Mais, pendant un mouvement, ce qui est décisif, c’est par nature le mouvement. Dans ce cadre, les révolutionnaires qui ne se contentent pas d’interpeller les directions syndicales prennent en compte les réalités du rapport de force et s’adaptent à ce qui permet d’exprimer au mieux le rapport de force tel qu’il est. Dans ce cadre, le retrait du CPE a été obtenu dans une configuration assez inédite : grève et actions radicales de la jeunesse et majoritairement pétitions avec les pieds dans des manifestations associant une masse importante de salariés, de chômeur(se)s et de précaires.

Et après ? Ouf, c’est fini !

Mais, une fois le mouvement sur le CPE terminé, les explications et surtout les décisions prises par les organisations syndicales sont extraordinairement révélatrices de leur ligne y compris pendant le mouvement. Si on peut prendre en compte les difficultés pour impulser la grève, et si donc on peut avoir en tête ces difficultés pendant le mouvement, l’après est très éclairant.

Passons sur les mouvements de menton et les déclarations pour la presse où l’on affirme qu’on va « faire la peau au CNE ». On est là dans la communication qui vise à faire croire que l’on fait quelque chose. Plus la déclaration est tonitruante, moins l’action suit.

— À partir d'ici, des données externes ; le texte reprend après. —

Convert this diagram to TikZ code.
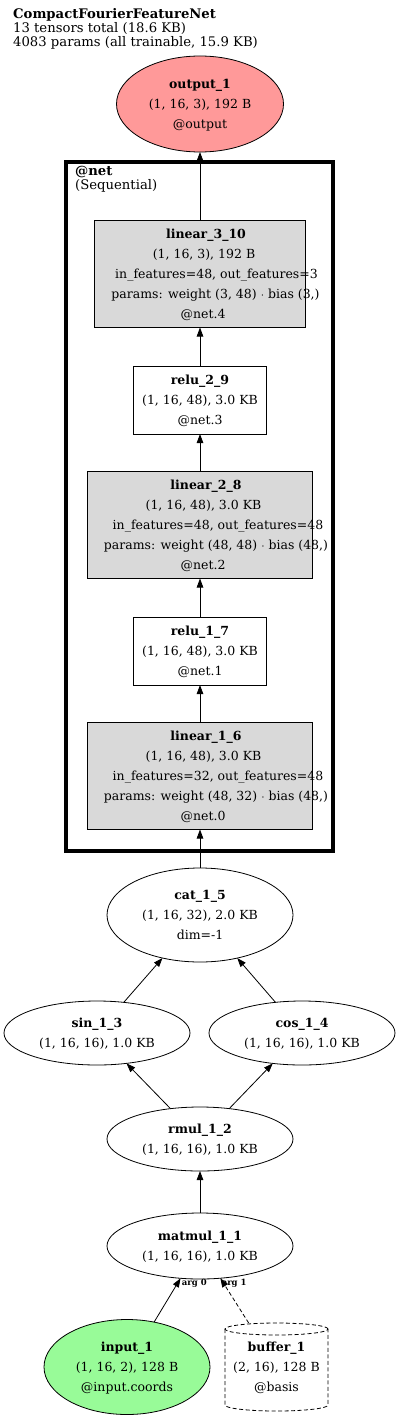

À la suite des critiques justifiées sur l’absence d’élargissement, de la mobilisation au contrat nouvelle embauche (CNE) et contre la précarité en général, les déclarations à la presse avaient pour but de faire baisser ces critiques. Dans les faits, rien, vraiment rien n’a été fait.

On assiste ainsi à l’habituelle technique en vogue qui consiste pour chaque organisation à se mettre en scène, à développer la communication en direction des médias, mais rien n’est construit en matière d’action revendicative.

La plupart des organisations syndicales réagissent, comme si la parenthèse « mouvement antiCPE » était terminée. On pourrait même ajouter qu’il y a du soulagement dans la fin de cette parenthèse. On clame que l’on a gagné et on reprend le cours de ses petites affaires, de sa petite routine syndicale. Évidemment le trait peut paraître grossier. On citera ici et là les assemblées générales d’adhérent(e)s, de militant(e)s, quelques cahiers revendicatifs locaux, des débats internes, etc.

Comme si de rien n’était !

Mais au niveau global, la victoire contre le CPE, qui pouvait être un formidable point d’appui pour développer les rapports de force, n’est pas du tout exploitée. On sait qu’il n’y a pas grand-chose à espérer de la CFDT, de la CGC, de la CFTC, etc. Mais les autres ? Aucune stratégie d’action revendicative, aucune conception dynamique de la lutte de classe. Aucune volonté de s’appuyer sur les éléments du rapport de force actuel pour amplifier la conflictualité et gagner sur les revendications. La CFDT et le Medef peuvent même relancer leurs petits pas de deux à la sauce « refondation sociale » en concurrence avec le pouvoir et les parlementaires, sans que cela ne suscite de grandes réactions.

Il ne s’agit pas ici de dire qu’il fallait, après le CPE, appeler à la grève générale. Mais entre la grève générale et rien, il y a tout de même de la marge ! Avec un mouvement dans la jeunesse qui développe des formes d’auto-organisation, c’est le moment de poser la question de l’élaboration collective des revendications, de l’organisation collective pour être efficaces. Le minimum, à savoir des réunions d’adhérent(e)s et de militant(e)s pour faire le bilan, pour essayer de préparer de nouvelles luttes, est rarement mis en place.

Le refus de se servir de la victoire contre le CPE pour construire une lutte prolongée contre les patrons en dit plus que toutes les analyses sur l’attitude des directions syndicales pendant le mouvement lui-même. Cette fois, il n’est pas possible d’invoquer les difficultés de mobilisation. Ce n’est que la responsabilité des organisations elles-mêmes d’en rester au CPE et leur volonté de continuer comme si la parenthèse était enfin refermée.